Published by Santorella Publications and written by Larry McCabe, How To Play Banjo is:
“The #1 method for new banjo pickers of all ages."
There is no note reading required to learn solos, accompaniment patterns, chords, and more.
This best selling banjo method includes helpful diagrams and unique photos, so you’ll not only get a banjo lesson, but a lesson in history as well.
Have some fun learning to play the five-string banjo! With the included instructional CD, teaching yourself has never been easier. This simple, step-by-step “no-nonsense” approach will have you playing songs like these in no time at all.
Old Molly Hare • Going Down the Road Feeling Bad • I Wish l Were Single• Boones Mill Breakdown • Down in the Valley • Amazing Grace • Skip to My Lou • Blow the Wind Southerly • Boil ‘em Cabbage Down • Sally Goodin • Cripple Creek • Will the Circle Be Unbroken • Careless Love • Hand Me Down, My Walking Cane • Skip to My Lou • Liza Jane • Hush, Little Baby • Jim Along Josie • Old Folks at Home
FOREWORD by the author, Mr. Larry McCabe
The unique tone of the banjo has been described as a barbaric twang, and that’s probably pretty darned accurate, for the tone of the banjo is quite unlike that of a soothing harp, a sweet dulcimer, or a moody cello.

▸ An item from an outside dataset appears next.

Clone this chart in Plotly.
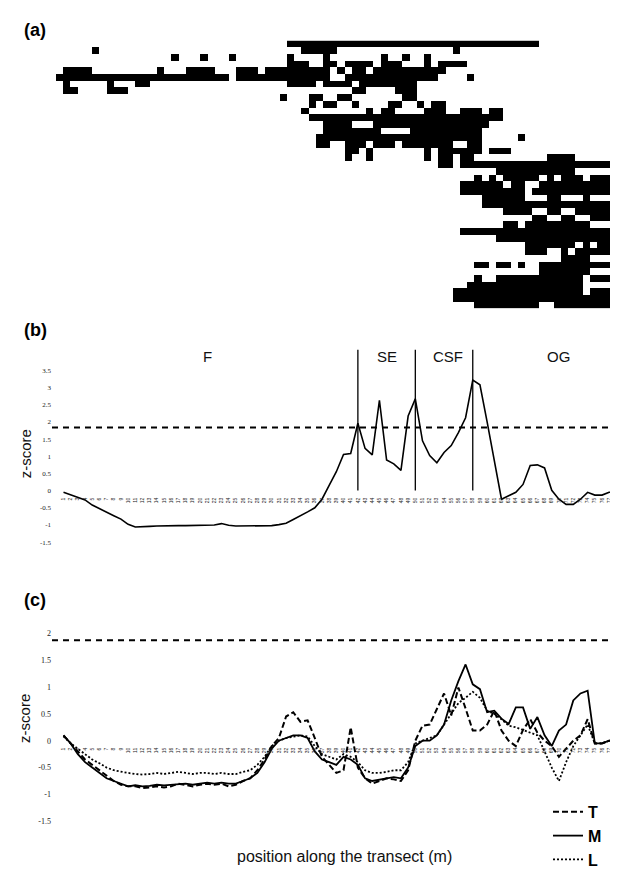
import plotly.graph_objects as go

W, H = 618, 869

# ---------------- (a) presence / absence matrix (rows x 79 positions) -------------
N_COLS = 79
presence_runs = [
    [(33, 67)],
    [(6, 6), (35, 39), (56, 56)],
    [(17, 17), (21, 21), (25, 25), (33, 33), (38, 38), (46, 46), (49, 49), (52, 52)],
    [(33, 35), (38, 39), (41, 44), (46, 48), (52, 52), (54, 57)],
    [(2, 5), (15, 15), (19, 22), (26, 28), (30, 38), (40, 40), (42, 43), (45, 54)],
    [(1, 24), (26, 38), (41, 53), (58, 58)],
    [(2, 2), (8, 8), (12, 13), (33, 36), (38, 41), (43, 50)],
    [(2, 3), (8, 10), (42, 43), (48, 50)],
    [(32, 32), (36, 37), (40, 41), (49, 50)],
    [(36, 36), (38, 39), (42, 42), (47, 48), (51, 51), (53, 54)],
    [(35, 35), (44, 44), (46, 47), (52, 54), (57, 59), (61, 62)],
    [(36, 62)],
    [(38, 41), (45, 60)],
    [(38, 45), (50, 59)],
    [(37, 59), (65, 65)],
    [(37, 38), (41, 43), (45, 47), (49, 55), (58, 59)],
    [(41, 42), (44, 44), (52, 52), (54, 59), (61, 63)],
    [(41, 41), (44, 44), (52, 52), (54, 55), (57, 58), (69, 72)],
    [(54, 55), (57, 77), (79, 79)],
    [(62, 72), (78, 79)],
    [(59, 59), (61, 61), (63, 67), (69, 69), (71, 73), (75, 79)],
    [(57, 62), (64, 65), (68, 79)],
    [(57, 65), (67, 79)],
    [(60, 65), (69, 70), (74, 74)],
    [(60, 79)],
    [(63, 66), (69, 70), (73, 79)],
    [(67, 68), (71, 72), (75, 79)],
    [(63, 64), (66, 74)],
    [(57, 79)],
    [(62, 79)],
    [(66, 72), (74, 74), (76, 79)],
    [(66, 68), (71, 71), (73, 79)],
    [(71, 74), (78, 79)],
    [(59, 60), (62, 63), (65, 65), (68, 79)],
    [(68, 74)],
    [(59, 59), (62, 73), (75, 79)],
    [(58, 73)],
    [(56, 73), (75, 78)],
    [(56, 79)],
    [(59, 67), (70, 79)],
]

# ---------------- (b) z-score along the transect --------------------------------
positions = list(range(1, 80))
zscore_b = [
    -0.05, -0.12, -0.20, -0.27, -0.42, -0.53, -0.63, -0.73, -0.83, -0.98,
    -1.06, -1.06, -1.04, -1.03, -1.02, -1.02, -1.02, -1.02, -1.02, -1.02,
    -1.02, -1.00, -0.96, -1.01, -1.03, -1.03, -1.03, -1.03, -1.03, -1.02,
    -0.99, -0.95, -0.84, -0.74, -0.62, -0.50, -0.25, 0.15, 0.55, 1.05,
    1.08, 1.96, 1.23, 1.04, 2.63, 0.89, 0.78, 0.59, 2.17, 2.67,
    1.45, 1.02, 0.81, 1.11, 1.31, 1.69, 2.12, 3.22, 3.08, 2.00,
    0.87, -0.25, -0.15, -0.05, 0.18, 0.73, 0.75, 0.66, 0.01, -0.25,
    -0.40, -0.40, -0.25, -0.05, -0.13, -0.13, -0.05, 0.01, 0.19,
]
threshold_b = 1.84
zone_bounds = [42, 50, 58]
zone_names = ["F", "SE", "CSF", "OG"]
zone_name_x = [21.1, 46.1, 54.6, 69.9]
zone_name_y = 3.9
zone_line_top = 4.1
yticks_b = [-1.5, -1, -0.5, 0, 0.5, 1, 1.5, 2, 2.5, 3, 3.5]

# ---------------- (c) z-scores for the three strata ------------------------------
T_vals = [
    0.10, -0.05, -0.20, -0.35, -0.45, -0.55, -0.65, -0.75, -0.82, -0.85,
    -0.85, -0.88, -0.87, -0.85, -0.87, -0.85, -0.80, -0.82, -0.85, -0.82,
    -0.80, -0.82, -0.80, -0.85, -0.82, -0.75, -0.70, -0.55, -0.35, -0.10,
    0.05, 0.45, 0.53, 0.35, 0.38, 0.05, -0.30, -0.45, -0.60, -0.55,
    0.25, -0.50, -0.70, -0.80, -0.75, -0.70, -0.72, -0.75, -0.55, 0.00,
    0.28, 0.30, 0.59, 0.88, 0.47, 0.99, 0.60, 0.19, 0.19, 0.30,
    0.56, 0.19, 0.00, -0.10, 0.20, 0.40, 0.15, 0.00, -0.10, -0.30,
    -0.15, 0.00, 0.10, 0.40, -0.05, -0.05, 0.00, 0.00, 0.05,
]
M_vals = [
    0.10, -0.05, -0.25, -0.40, -0.50, -0.60, -0.70, -0.75, -0.80, -0.85,
    -0.83, -0.85, -0.84, -0.82, -0.83, -0.82, -0.80, -0.80, -0.82, -0.80,
    -0.78, -0.80, -0.78, -0.80, -0.80, -0.75, -0.70, -0.60, -0.40, -0.15,
    0.00, 0.05, 0.10, 0.10, 0.05, -0.20, -0.35, -0.40, -0.45, -0.30,
    -0.35, -0.45, -0.70, -0.75, -0.72, -0.70, -0.68, -0.70, -0.50, -0.10,
    0.00, 0.00, 0.10, 0.30, 0.75, 1.11, 1.42, 1.05, 0.96, 0.53,
    0.56, 0.41, 0.31, 0.62, 0.62, 0.22, 0.44, 0.10, -0.10, 0.19,
    0.30, 0.75, 0.88, 0.93, -0.05, -0.05, 0.00, 0.00, 0.05,
]
L_vals = [
    0.08, -0.05, -0.15, -0.25, -0.35, -0.42, -0.50, -0.55, -0.58, -0.60,
    -0.62, -0.63, -0.62, -0.60, -0.62, -0.60, -0.58, -0.60, -0.62, -0.60,
    -0.60, -0.62, -0.60, -0.62, -0.62, -0.58, -0.55, -0.45, -0.30, -0.10,
    0.00, 0.05, 0.08, 0.10, 0.08, -0.10, -0.25, -0.30, -0.35, -0.25,
    -0.30, -0.40, -0.55, -0.60, -0.60, -0.58, -0.55, -0.55, -0.40, -0.05,
    0.00, 0.05, 0.10, 0.30, 0.50, 0.70, 0.80, 0.91, 0.80, 0.56,
    0.50, 0.40, 0.28, 0.25, 0.20, 0.15, 0.10, -0.20, -0.50, -0.75,
    -0.40, -0.10, 0.10, 0.30, -0.05, -0.05, 0.00, 0.00, 0.05,
]
threshold_c = 1.87
yticks_c = [-1.5, -1, -0.5, 0, 0.5, 1, 1.5, 2]

# ---------------- geometry helpers (pixel -> paper) ------------------------------
def py(y):
    return 1 - y / H


def px(x):
    return x / W


# heatmap cell grid: left edge 48 px, 7.22 px per position; rows 33..304 px
cell_w, cell_x0 = 7.22, 48.0
hx_range = [(0 - cell_x0) / cell_w + 0.5, (W - cell_x0) / cell_w + 0.5]

# line panels: position p at pt_x1 + (p-1)*pt_dx px
pt_x1, pt_dx = 55.5, 7.18
plot_left = 44.0
lx_range = [1 + (plot_left - pt_x1) / pt_dx, 1 + (W - pt_x1) / pt_dx]

zero_b, unit_b, top_b, bot_b = 488.8, 34.8, 340.0, 548.0
zero_c, unit_c, top_c, bot_c = 742.1, 54.4, 620.0, 840.0

# build matrix
z = []
for runs in presence_runs:
    row = [0] * N_COLS
    for a, b in runs:
        for c in range(a, b + 1):
            row[c - 1] = 1
    z.append(row)

fig = go.Figure()

fig.add_trace(go.Heatmap(
    z=z, x=positions, y=list(range(len(z))),
    colorscale=[[0, "#ffffff"], [1, "#000000"]], zmin=0, zmax=1,
    showscale=False, hoverinfo="skip", xaxis="x", yaxis="y",
))

fig.add_trace(go.Scatter(
    x=positions, y=zscore_b, mode="lines", xaxis="x2", yaxis="y2",
    line=dict(color="#000000", width=1.6), showlegend=False, hoverinfo="skip",
))

fig.add_trace(go.Scatter(
    x=positions, y=T_vals, mode="lines", name="<b>T</b>", xaxis="x3", yaxis="y3",
    line=dict(color="#000000", width=2, dash="6px,3px"),
))
fig.add_trace(go.Scatter(
    x=positions, y=M_vals, mode="lines", name="<b>M</b>", xaxis="x3", yaxis="y3",
    line=dict(color="#000000", width=1.8),
))
fig.add_trace(go.Scatter(
    x=positions, y=L_vals, mode="lines", name="<b>L</b>", xaxis="x3", yaxis="y3",
    line=dict(color="#000000", width=1.8, dash="2px,2px"),
))

serif = "Liberation Serif"
sans = "Liberation Sans, Arial, sans-serif"

common_x = dict(
    tickmode="array", tickvals=positions, ticktext=[str(p) for p in positions],
    tickangle=-90, tickfont=dict(family=sans, size=5, color="#222"),
    ticks="outside", ticklen=4, tickcolor="rgba(0,0,0,0)",
    showgrid=False, zeroline=False, showline=False, anchor="free",
)

fig.update_layout(
    width=W, height=H, margin=dict(l=0, r=0, t=0, b=0),
    paper_bgcolor="white", plot_bgcolor="rgba(0,0,0,0)",
    xaxis=dict(domain=[0, 1], range=hx_range, visible=False, fixedrange=True),
    yaxis=dict(domain=[py(33 + 6.78 * len(z)), py(33)],
               range=[len(z) - 0.5, -0.5], visible=False),
    xaxis2=dict(domain=[px(plot_left), 1], range=lx_range,
                position=py(zero_b), **common_x),
    yaxis2=dict(domain=[py(bot_b), py(top_b)],
                range=[(zero_b - bot_b) / unit_b, (zero_b - top_b) / unit_b],
                anchor="x2", tickmode="array", tickvals=yticks_b,
                ticktext=[f"{v:g}" for v in yticks_b],
                tickfont=dict(family=serif, size=7, color="#222"),
                showgrid=False, zeroline=False, showline=False, ticks=""),
    xaxis3=dict(domain=[px(plot_left), 1], range=lx_range,
                position=py(zero_c), **common_x),
    yaxis3=dict(domain=[py(bot_c), py(top_c)],
                range=[(zero_c - bot_c) / unit_c, (zero_c - top_c) / unit_c],
                anchor="x3", tickmode="array", tickvals=yticks_c,
                ticktext=[f"{v:g}" for v in yticks_c],
                tickfont=dict(family=serif, size=8, color="#222"),
                showgrid=False, zeroline=False, showline=False, ticks=""),
    legend=dict(x=px(540), y=py(797), xanchor="left", yanchor="top",
                font=dict(family=sans, size=16, color="#000"),
                bgcolor="rgba(0,0,0,0)", itemwidth=30, tracegroupgap=0),
    showlegend=True,
)

shapes = []
shapes.append(dict(type="line", xref="x2 domain", yref="y2", x0=0, x1=1,
                   y0=threshold_b, y1=threshold_b,
                   line=dict(color="#000", width=2, dash="6px,5px")))
for zb in zone_bounds:
    shapes.append(dict(type="line", xref="x2", yref="y2", x0=zb, x1=zb,
                       y0=0, y1=zone_line_top, line=dict(color="#000", width=1.3)))
shapes.append(dict(type="line", xref="x3 domain", yref="y3", x0=0, x1=1,
                   y0=threshold_c, y1=threshold_c,
                   line=dict(color="#000", width=2, dash="6px,5px")))
fig.update_layout(shapes=shapes)

ann = []
for lab, xx in zip(zone_names, zone_name_x):
    ann.append(dict(text=lab, x=xx, y=zone_name_y, xref="x2", yref="y2",
                    xanchor="center", yanchor="middle",
                    showarrow=False, font=dict(family=sans, size=15, color="#111")))
for lab, yy in [("(a)", 22), ("(b)", 326), ("(c)", 600)]:
    ann.append(dict(text=f"<b>{lab}</b>", x=px(14), y=py(yy), xref="paper", yref="paper",
                    xanchor="left", yanchor="middle", showarrow=False,
                    font=dict(family=sans, size=18, color="#000")))
for yy in [452, 720]:
    ann.append(dict(text="z-score", x=px(17), y=py(yy), xref="paper", yref="paper",
                    xanchor="center", yanchor="middle",
                    textangle=-90, showarrow=False,
                    font=dict(family=sans, size=15, color="#111")))
ann.append(dict(text="position along the transect (m)", x=px(336), y=py(859),
                xref="paper", yref="paper", xanchor="center", yanchor="middle",
                showarrow=False, font=dict(family=sans, size=16, color="#111")))
fig.update_layout(annotations=ann)

fig.write_html("out.html")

The banjo, with its wild twang, seems to grab hold of you and wiggle you up and down like a helpless sunfish who just sank his last bobber. Indeed the bewitching instrument has often compelled people to commit actions in public establishments that brought shame and embarrassment in the days to follow, but there wasn’t a thing they could do about it at the time.

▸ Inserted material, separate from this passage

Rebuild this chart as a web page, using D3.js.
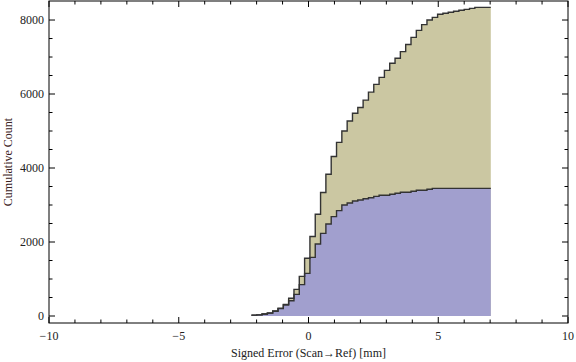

No, there is nothing sheepish about the howl and wail of the always-assertive banjo. It needs no amplifier. It invariably shouts, “I'm comin' in!” then barges forward like a maniacal cowpuncher busting through a pair of swinging saloon doors on his trusty bronc. And it never evens raises its hand when it needs to ask about going...well, we better not talk about that here.

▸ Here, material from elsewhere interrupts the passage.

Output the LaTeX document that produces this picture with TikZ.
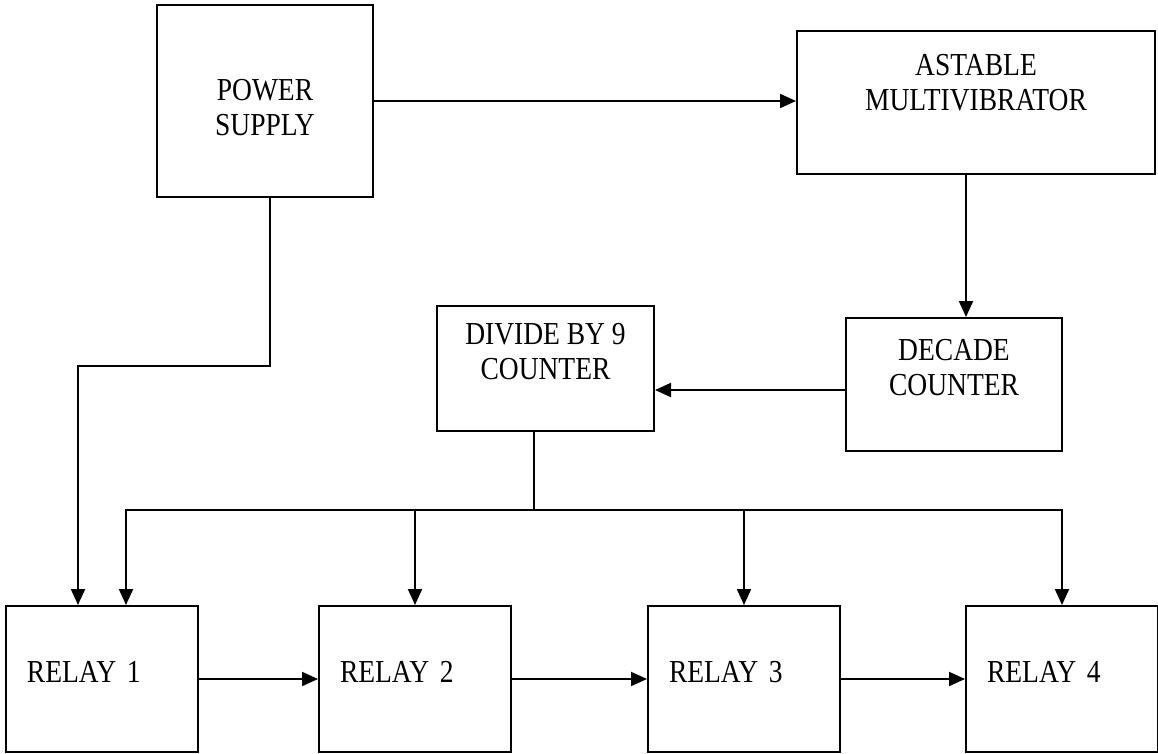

It is thought that the banjo originally made its way to our shores from Africa; we do know that it was widely played by black musicians on southern plantations. Then, during he 1830s the instrument was introduced to the public by white minstrel bands. Traveling minstrels such as Joel Sweeny (he may have added the 5th string) and Dan Emmett (author of “Dixie”) popularized the instrument throughout the land while performing tunes like “Miss Lucy Long”, “Pea Patch Jig,” and “Turkey in the Straw”.
Thus, the five-string banjo was heard ringing all across the country long before Stephen Foster’s immortal “Oh Susannah” - the quintessential banjo tune - was published in 1848. By the time of the Civil War, banjo pickers on both sides of the conflict entertained their fellow troops with tunes they had learned from their grandfathers or the popular minstrels of the day.
Today, the banjo remains a pure and uncorrupted folk instrument, and it is a joy to play and hear. We hope this book will introduce you to a lifetime of music making on this distinctive instrument that always guarantees good times and great music.